Iranian publisher takes readers to John Steinbeck’s “Forgotten Village”

January 13, 2023 - 19:4

TEHRAN – John Steinbeck’s story “The Forgotten Village” has recently been published by the Taq publishing house in Tehran.

Originally published in 1941, the book has been translated into Persian by Yusef Najafi Jablu.

The novelist who wrote “The Grapes of Wrath” and the director who produced “Crisis and Lights Out” in Europe combined their superb talents to tell the story of the coming of modern medicine to the natives of Mexico.

There have been several notable examples of this pen-camera method of narration, but “The Forgotten Village” is unique among them in that the text was written before a single picture was shot. 

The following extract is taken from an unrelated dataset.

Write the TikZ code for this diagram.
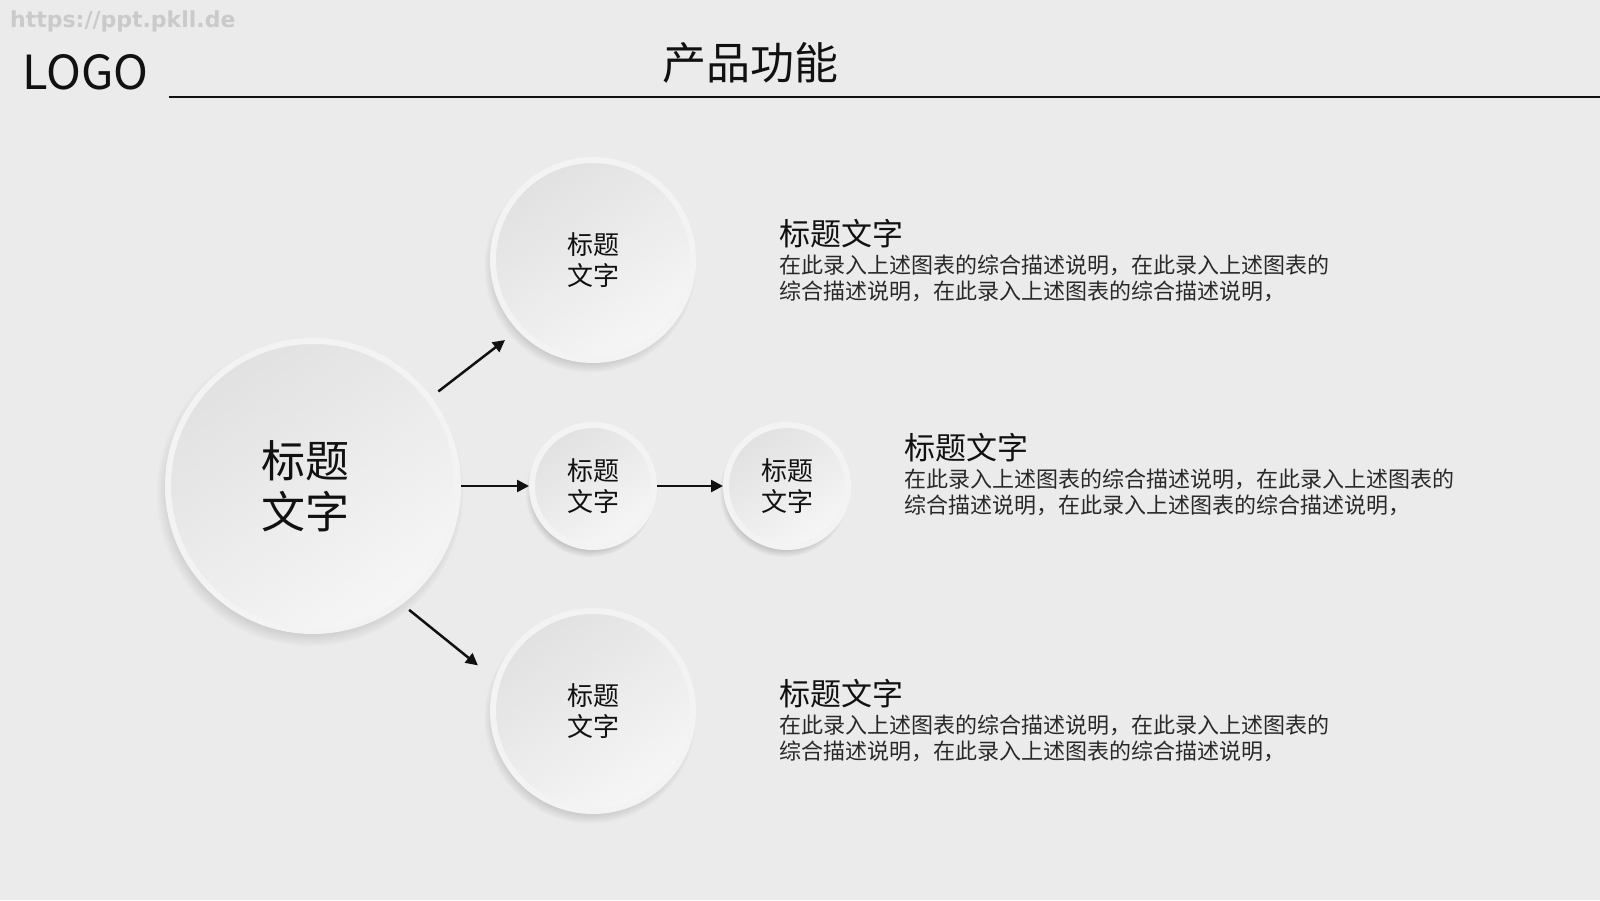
\documentclass[tikz,border=0pt]{standalone}
\usepackage{fontspec}
\setmainfont{Noto Sans CJK SC}
\newfontfamily\markfont{DejaVu Sans}
\usepackage{tikz}
\usetikzlibrary{arrows.meta,positioning,shadows}
\definecolor{paper}{HTML}{EBEBEB}
\definecolor{rim}{HTML}{F3F3F3}
\definecolor{faceshade}{HTML}{E1E1E1}
\definecolor{facelight}{HTML}{F6F6F6}
\definecolor{ink}{HTML}{111111}
\definecolor{markgray}{HTML}{CACACA}
\tikzset{
    plate/.style={circle,draw=rim,line width=6pt,inner sep=0pt,
      align=center,text=ink,top color=faceshade,bottom color=facelight,
      shading angle=35,
      circular drop shadow={shadow xshift=-3pt,shadow yshift=-6pt,
        shadow scale=1.06,fill=black!50,opacity=0.45}},
    bigplate/.style={plate,minimum size=290pt,
      font=\fontsize{44}{51}\selectfont},
    midplate/.style={plate,minimum size=200pt,
      font=\fontsize{26}{31}\selectfont},
    smallplate/.style={plate,minimum size=122pt,
      font=\fontsize{26}{31}\selectfont},
    flowarrow/.style={-{Triangle[length=12pt,width=12pt]},draw=ink,
      line width=2.5pt},
    infohead/.style={anchor=west,inner sep=0pt,text=ink,
      font=\fontsize{31}{36}\selectfont},
    infobody/.style={inner sep=0pt,align=left,text=ink!90,
      font=\fontsize{22}{26.5}\selectfont}
}
\begin{document}
\begin{tikzpicture}[x=1pt,y=-1pt]
  \fill[paper] (0,0) rectangle (1600,900);
  \useasboundingbox (0,0) rectangle (1600,900);
  % header
  \node[anchor=west,inner sep=0pt,text=markgray,
    font=\markfont\bfseries\fontsize{22}{26}\selectfont] (mark) at (10,21) {https://ppt.pkll.de};
  \node[anchor=west,inner sep=0pt,text=ink,
    font=\fontsize{47}{56}\selectfont] (logo) at (22,72) {LOGO};
  \node[inner sep=0pt,text=ink,font=\fontsize{44}{52}\selectfont] (title) at (750,63) {产品功能};
  \coordinate (ruleL) at (169,97);
  \coordinate (ruleR) at (1600,97);
  \draw[ink,line width=1.6pt] (ruleL) -- (ruleR);
  % circles
  \node[bigplate] (hub) at (313,486) {标题\hspace*{16pt}\\文字\hspace*{16pt}};
  \node[midplate] (up) at (593,260) {标题\\文字};
  \node[smallplate] (mid) at (593,486) {标题\\文字};
  \node[smallplate] (far) at (787,486) {标题\\文字};
  \node[midplate] (low) at (593,711) {标题\\文字};
  % arrows
  \draw[flowarrow,shorten <=9pt,shorten >=16pt] (hub.37) -- (up.223);
  \draw[flowarrow] (hub.east) -- (mid.west);
  \draw[flowarrow] (mid.east) -- (far.west);
  \draw[flowarrow,shorten <=9pt,shorten >=22pt] (hub.-53) -- (low.162);
  % descriptions
  \foreach \n/\x/\y in {a/779/234,b/904/448,c/779/694} {
    \node[infohead] (head\n) at (\x,\y) {标题文字};
    \node[infobody,below=6pt of head\n.south west,anchor=north west] (desc\n)
      {在此录入上述图表的综合描述说明，在此录入上述图表的\\综合描述说明，在此录入上述图表的综合描述说明，};
  }
\end{tikzpicture}
\end{document}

The book and the movie from which it was made have, thus, continuity and a dramatic growth not to be found in the so-called “documentary” films.

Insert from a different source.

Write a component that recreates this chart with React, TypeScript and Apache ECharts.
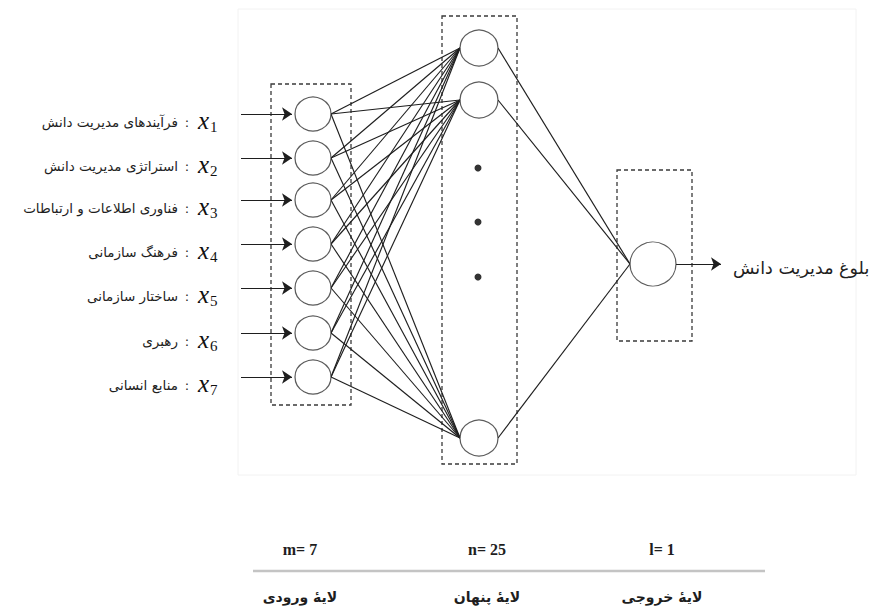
import React, { useEffect, useRef } from "react";
import * as echarts from "echarts";

// ---- data ----
const inputLabels = [
  "فرآیندهای مدیریت دانش",
  "استراتژی مدیریت دانش",
  "فناوری اطلاعات و ارتباطات",
  "فرهنگ سازمانی",
  "ساختار سازمانی",
  "رهبری",
  "منابع انسانی",
];
const inputIndex = ["1", "2", "3", "4", "5", "6", "7"];
const inputY = [114, 158, 200, 244, 288, 333, 377];
const hiddenY = [48, 100, 438];
const hiddenDotsY = [168, 222, 277];
const outputY = [264];
const layerX = [313, 479, 653];
const layerCounts = ["m= 7", "n= 25", "l= 1"];
const layerNames = ["لایهٔ ورودی", "لایهٔ پنهان", "لایهٔ خروجی"];
const bottomLabelX = [300, 487, 662];
const outputLabel = "بلوغ مدیریت دانش";

export default function App() {
  const ref = useRef<HTMLDivElement>(null);
  useEffect(() => {
    if (!ref.current) return;
    const chart = echarts.init(ref.current, undefined, { renderer: "svg" });

    const rIn = 18, rHid = 19, rOut = 23;
    const ink = "#1e1e1e";

    const inHidEdges: any[] = [];
    inputY.forEach((yi) => {
      hiddenY.forEach((hj) => {
        inHidEdges.push({ coords: [[layerX[0] + rIn, yi], [layerX[1] - rHid, hj]] });
      });
    });
    const hidOutEdges = hiddenY.map((hj) => ({
      coords: [[layerX[1] + rHid, hj], [layerX[2] - rOut, outputY[0]]],
    }));
    const inArrows = inputY.map((yi) => ({ coords: [[241, yi], [layerX[0] - rIn - 3, yi]] }));
    const outArrows = outputY.map((y) => ({ coords: [[layerX[2] + rOut, y], [721, y]] }));

    const boxes = [
      [271, 84, 351, 405],
      [442, 16, 517, 464],
      [617, 170, 692, 341],
    ];

    const graphic: any[] = [
      {
        type: "rect",
        shape: { x: 238, y: 9, width: 618, height: 466 },
        style: { fill: "none", stroke: "#f2f2f2", lineWidth: 1 },
        z: -1,
      },
      {
        type: "line",
        shape: { x1: 253, y1: 571, x2: 765, y2: 571 },
        style: { stroke: "#c4c4c4", lineWidth: 2.5 },
      },
    ];
    inputLabels.forEach((t, i) => {
      const ly = inputY[i] + 8;
      graphic.push({
        type: "text",
        x: 178,
        y: ly,
        style: { text: t, align: "right", verticalAlign: "middle", font: "13.5px 'DejaVu Sans'", fill: ink },
      });
      graphic.push({
        type: "text",
        x: 187,
        y: ly,
        style: { text: ":", align: "center", verticalAlign: "middle", font: "13px 'DejaVu Sans'", fill: ink },
      });
      graphic.push({
        type: "text",
        x: 198,
        y: ly - 2,
        style: { text: "x", align: "left", verticalAlign: "middle", font: "italic 25px 'Liberation Serif'", fill: "#111" },
      });
      graphic.push({
        type: "text",
        x: 210,
        y: ly + 5,
        style: { text: inputIndex[i], align: "left", verticalAlign: "middle", font: "15px 'Liberation Serif'", fill: "#111" },
      });
    });
    graphic.push({
      type: "text",
      x: 733,
      y: outputY[0] + 4,
      style: { text: outputLabel, align: "left", verticalAlign: "middle", font: "17.5px 'DejaVu Sans'", fill: ink },
    });
    layerCounts.forEach((t, i) => {
      graphic.push({
        type: "text",
        x: bottomLabelX[i],
        y: 549,
        style: { text: t, align: "center", verticalAlign: "middle", font: "bold 16px 'Liberation Serif'", fill: ink },
      });
      graphic.push({
        type: "text",
        x: bottomLabelX[i],
        y: 597,
        style: { text: layerNames[i], align: "center", verticalAlign: "middle", font: "bold 14px 'DejaVu Sans'", fill: ink },
      });
    });

    chart.setOption({
      animation: false,
      backgroundColor: "#ffffff",
      grid: { left: 0, right: 0, top: 0, bottom: 0 },
      xAxis: { type: "value", min: 0, max: 883, show: false },
      yAxis: { type: "value", min: 0, max: 608, inverse: true, show: false },
      graphic,
      series: [
        {
          type: "custom",
          coordinateSystem: "cartesian2d",
          data: boxes,
          z: 1,
          renderItem: (params: any, api: any) => {
            const p1 = api.coord([api.value(0), api.value(1)]);
            const p2 = api.coord([api.value(2), api.value(3)]);
            return {
              type: "rect",
              shape: { x: p1[0], y: p1[1], width: p2[0] - p1[0], height: p2[1] - p1[1] },
              style: { fill: "none", stroke: "#3a3a3a", lineWidth: 1.3, lineDash: [4, 3] },
            };
          },
        },
        {
          type: "lines",
          coordinateSystem: "cartesian2d",
          data: inHidEdges.concat(hidOutEdges),
          lineStyle: { color: ink, width: 1.15, opacity: 1 },
          symbol: ["none", "none"],
          z: 2,
        },
        {
          type: "lines",
          coordinateSystem: "cartesian2d",
          data: inArrows.concat(outArrows),
          lineStyle: { color: ink, width: 1.1, opacity: 1 },
          symbol: ["none", "arrow"],
          symbolSize: 10,
          z: 2,
        },
        {
          type: "scatter",
          data: inputY.map((y) => [layerX[0], y]),
          symbol: "circle",
          symbolSize: [rIn * 2, 34],
          itemStyle: { color: "#fff", borderColor: "#333", borderWidth: 1.2 },
          z: 3,
        },
        {
          type: "scatter",
          data: hiddenY.map((y) => [layerX[1], y]),
          symbol: "circle",
          symbolSize: [rHid * 2, 36],
          itemStyle: { color: "#fff", borderColor: "#333", borderWidth: 1.2 },
          z: 3,
        },
        {
          type: "scatter",
          data: hiddenDotsY.map((y) => [layerX[1] - 1, y]),
          symbol: "circle",
          symbolSize: 7,
          itemStyle: { color: "#000" },
          z: 3,
        },
        {
          type: "scatter",
          data: outputY.map((y) => [layerX[2], y]),
          symbol: "circle",
          symbolSize: [rOut * 2, 44],
          itemStyle: { color: "#fff", borderColor: "#333", borderWidth: 1.2 },
          z: 3,
        },
      ],
    });
    return () => chart.dispose();
  }, []);
  return (
    <div
      ref={ref}
      style={{ position: "fixed", left: 0, top: 0, width: 883, height: 608 }}
    />
  );
}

Headed by Kline and with Steinbeck’s script at hand, the camera crew spent nine months off the trails of Mexico recording this narrative of birth and death, of witch doctors and vaccines, of the old Mexico and the new. 

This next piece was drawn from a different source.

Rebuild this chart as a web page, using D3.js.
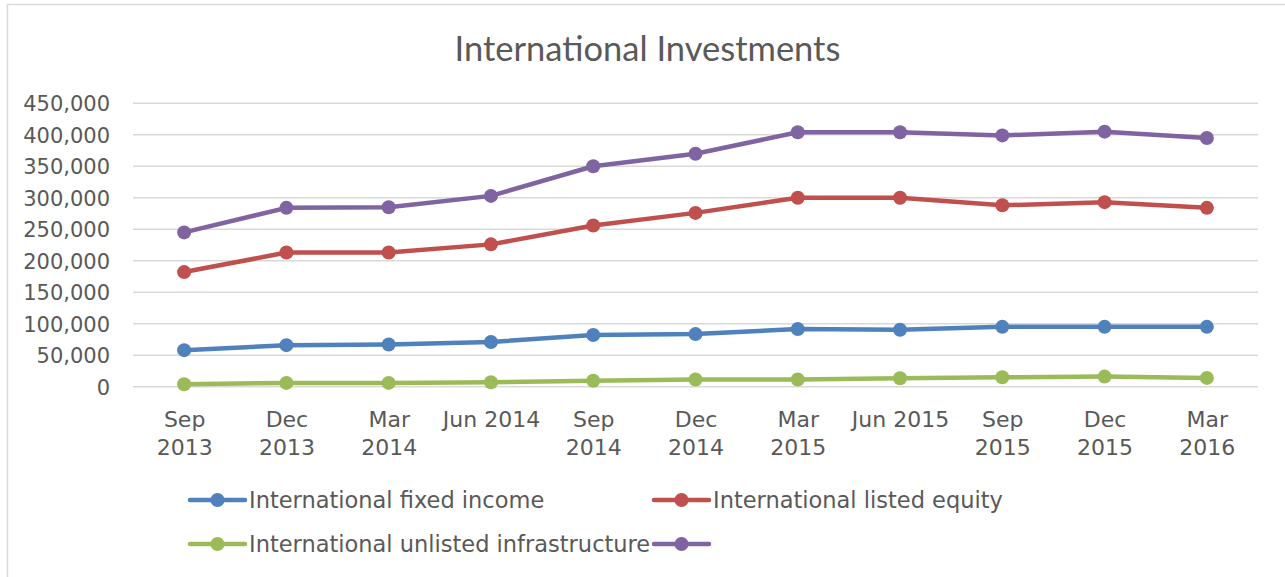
<!DOCTYPE html>
<html>
<head>
<meta charset="utf-8">
<script src="https://cdn.jsdelivr.net/npm/d3@7"></script>
<style>
  html, body { margin: 0; padding: 0; background: #fff; }
  svg { display: block; }
</style>
</head>
<body>
<svg id="chart" width="1285" height="577"></svg>
<script>
// Quarter-end labels ("\n" marks a wrapped label)
const quarters = ["Sep\n2013", "Dec\n2013", "Mar\n2014", "Jun 2014", "Sep\n2014", "Dec\n2014",
                  "Mar\n2015", "Jun 2015", "Sep\n2015", "Dec\n2015", "Mar\n2016"];

// Holdings by asset class
const fixedIncome    = [58000, 66000, 67000, 71000, 82000, 83500, 91500, 90500, 95000, 95000, 95000];
const listedEquity   = [182000, 213000, 213000, 226000, 256000, 276000, 300000, 300000, 288000, 293000, 284000];
const unlistedInfra  = [4000, 6000, 6000, 7000, 9500, 11500, 11500, 13500, 15000, 16000, 14000];
const totalHoldings  = [245000, 284000, 285000, 303000, 350000, 370000, 404000, 404000, 399000, 405000, 395000];

const seriesNames  = ["International fixed income", "International listed equity",
                      "International unlisted infrastructure", ""];
const seriesColors = ["#4F81BD", "#C0504D", "#9BBB59", "#8064A2"];

const yTicks = [0, 50000, 100000, 150000, 200000, 250000, 300000, 350000, 400000, 450000];

const chartTitle = "International Investments";

const series = [fixedIncome, listedEquity, unlistedInfra, totalHoldings].map((values, i) => ({
  name: seriesNames[i], color: seriesColors[i], values
}));

const svg = d3.select("#chart");
const textColor = "#595959";
const labelFont = "'DejaVu Sans', Verdana, sans-serif";

// Outer chart frame
svg.append("rect")
  .attr("x", 7.5).attr("y", 4.5)
  .attr("width", 1290).attr("height", 600)
  .attr("fill", "#fff").attr("stroke", "#d9d9d9").attr("stroke-width", 1.5);

const plot = { left: 133, right: 1258, top: 103.3, bottom: 386.7 };

const x = d3.scalePoint()
  .domain(quarters)
  .range([plot.left, plot.right])
  .padding(0.5);

const y = d3.scaleLinear()
  .domain([0, 450000])
  .range([plot.bottom, plot.top]);

// Title
svg.append("text")
  .attr("x", 647.5).attr("y", 61)
  .attr("text-anchor", "middle")
  .attr("fill", textColor)
  .style("font-family", "Lato, 'Open Sans', sans-serif")
  .style("font-size", "34.5px")
  .text(chartTitle);

// Horizontal gridlines
svg.append("g")
  .selectAll("line")
  .data(yTicks)
  .join("line")
  .attr("x1", plot.left).attr("x2", plot.right)
  .attr("y1", d => y(d)).attr("y2", d => y(d))
  .attr("stroke", "#d9d9d9").attr("stroke-width", 1.5);

// Y axis labels
const yAxis = d3.axisLeft(y).tickValues(yTicks).tickFormat(d3.format(",")).tickSize(0).tickPadding(0);
const yg = svg.append("g").attr("transform", `translate(110,0)`).call(yAxis);
yg.select(".domain").remove();
yg.selectAll("text")
  .attr("fill", textColor)
  .attr("dy", "0.36em")
  .style("font-family", labelFont)
  .style("font-size", "21px");

// X axis labels (possibly wrapped over two lines)
const xAxis = d3.axisBottom(x).tickSize(0).tickFormat("");
const xg = svg.append("g").attr("transform", `translate(0,${plot.bottom})`).call(xAxis);
xg.select(".domain").remove();
xg.selectAll(".tick").each(function (d) {
  const t = d3.select(this).append("text")
    .attr("text-anchor", "middle")
    .attr("fill", textColor)
    .style("font-family", labelFont)
    .style("font-size", "22px");
  d.split("\n").forEach((line, i) => {
    t.append("tspan").attr("x", 0).attr("y", 40.5 + i * 28).text(line);
  });
});

// Series lines and markers
const line = d3.line()
  .x((d, i) => x(quarters[i]))
  .y(d => y(d));

const sg = svg.append("g").selectAll("g").data(series).join("g");
sg.append("path")
  .attr("d", d => line(d.values))
  .attr("fill", "none")
  .attr("stroke", d => d.color)
  .attr("stroke-width", 4.5)
  .attr("stroke-linejoin", "round")
  .attr("stroke-linecap", "round");
sg.selectAll("circle")
  .data(d => d.values.map((v, i) => ({ v, i, color: d.color })))
  .join("circle")
  .attr("cx", d => x(quarters[d.i]))
  .attr("cy", d => y(d.v))
  .attr("r", 7)
  .attr("fill", d => d.color);

// Legend: two rows, two columns
const legendPos = [[190, 500], [654, 500], [190, 544], [654, 544]];
const lg = svg.append("g").selectAll("g").data(series).join("g")
  .attr("transform", (d, i) => `translate(${legendPos[i][0]},${legendPos[i][1]})`);
lg.append("line")
  .attr("x1", 0).attr("x2", 55)
  .attr("stroke", d => d.color).attr("stroke-width", 4.5).attr("stroke-linecap", "round");
lg.append("circle")
  .attr("cx", 27.5).attr("r", 7)
  .attr("fill", d => d.color);
lg.append("text")
  .attr("x", 59).attr("dy", "0.36em")
  .attr("fill", textColor)
  .style("font-family", labelFont)
  .style("font-size", "22.5px")
  .text(d => d.name);
</script>
</body>
</html>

They traveled thousands of miles to find just the village they needed; they borrowed children from the government school, took men from the fields, their wives from the markets, and an old medicine woman from her hut by the side of the trail. 

The motion picture they made (for release in 1941) is 8,000 feet long. From this wealth of pictures 136 photographs were selected for their intrinsic beauty and for the graceful harmony with which they accompany Steinbeck’s text.

This new script-photograph technique of narration conveys its ideas with unexcelled brilliance and immediacy. 

In the hands of such master storytellers as Steinbeck and Kline, it makes the reader catch his or her breath for the beauty and the truth of the tale.

Photo: Front cover of the Persian edition of John Steinbeck’s book “The Forgotten Village”.